# Einbinden der Java SE 6 Documentation in Eclipse EE



## R@llo (19. Sep 2008)

Hallo Forum! 

Ich habe ein Problem mit der korrekten Einbindung der *Java SE 6 Documentation* in Eclipse EE. Diese benötige ich, um alle Verweise in der Doku / den Hilfetexten anzeigen zu lassen.
Ein Beispiel: wenn ich im Quelltext mit der Maus über dem Bezeichner „String“ schwebe, wird die zugehörige Doku angezeigt:


> java.lang.String
> 
> The String class ...


In der angezeigten Doku sind verschiedene Verweise eingebunden, zum Beispiel auf die Klasse Character. Wenn ich den Verweis auf Character anklicke, öffnet sich mein Browser mit der Fehlermeldung 

*Datei nicht gefunden.* In der Adresszeile steht _„file:///java/lang/Character.html“_.

Offensichtlich findet er die Java SE 6 Documentation nicht. Diese habe ich von http://java.sun.com/javase/downloads/index.jsp herunter geladen und entpackt, *aber wo binde ich diese in Eclipse ein?*

Die Dokumentation zu Servlets und JSP habe ich unter Java Build Path | Libraries | Apache Tomcat 5.5 | servlet-api.jar (bzw. jsp-api.jar)| Javadoc location eingebunden und wenn ich die Doku zu einer Servlet-Klasse anzeigen lasse, funktionieren auch alle in der Doku enthaltenen Verweise.

In älteren Beiträgen bei Tante Google habe ich gelesen, dass man die Javadoc locations bei den jars unter JRE System Library anpassen soll. Diese verweisen bei mir auf http://java.sun.com/javase/6/docs/api/, was korrekt sein sollte. Ich habe die Verweise auf die entpackte Java SE 6 Documentation geändert, was aber keine Verbesserung gebracht hat.

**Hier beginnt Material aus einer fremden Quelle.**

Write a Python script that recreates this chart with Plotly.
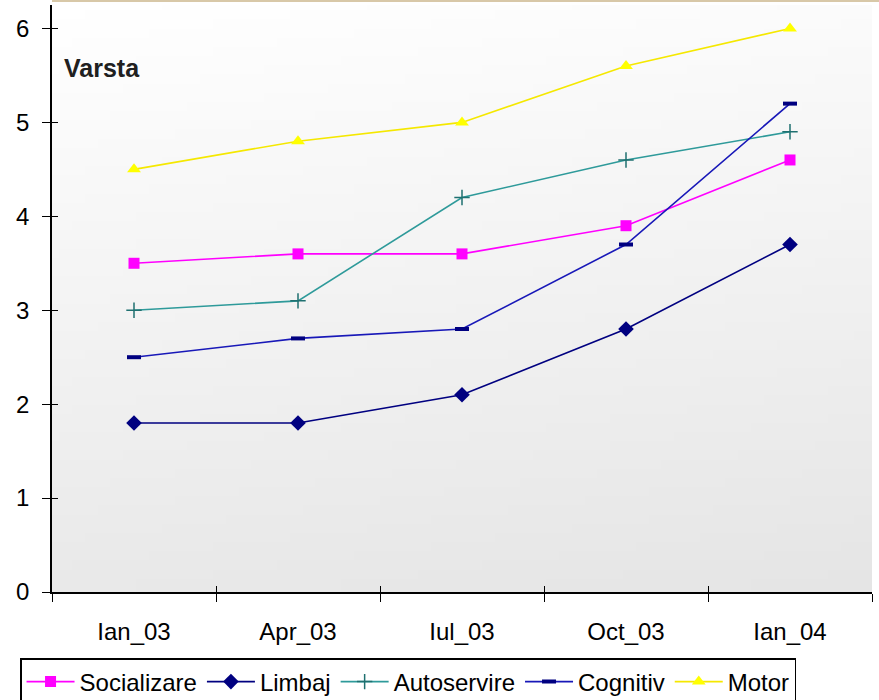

Meine Installation ist wie folgt: 

debian GNU/Linux Lenny 
Eclipse EE Ganymede (inkl. Web Tools Platform) von http://www.eclipse.org, nicht aus dem debian package repository
Vielen Dank und viele Grüße 
Ralph


----------



## Wildcard (19. Sep 2008)

Installier dir doch einfach über apt das source package. Dann Strg+Auf eine Klasse Klicken. Im folgenden Editor klickst du auf attach source und wählst das source Paket aus,


----------



## R@llo (22. Sep 2008)

Hallo Wildcard,

vielen Dank für den Hinweis. Ich hatte das Paket sun-java6-source nicht installiert (welches src.zip bereitstellt).

Nun funktionieren die meisten der Verweise in den Hilfetexten. Wenn ich zum Beispiel den Verweis auf „Character“ anklicke, öffnet sich die Beschreibung der Klasse im geöffneten Hilfefenster  :toll: 

Einige Verweise funktionieren leider noch nicht. Das scheinen alle mit Anker zu sein. In der Beschreibung zu „String“ gibt es beispielsweise den Link „... represented by surrogate pairs (see the section Unicode Character Representations ...)“, der auf _Character.html#unicode_ verweist, aber wieder nur mit einem Fehler geöffnet wird.

Gibt’s dazu eine Lösung?

Vielen Dank und viele Grüße
Ralph


----------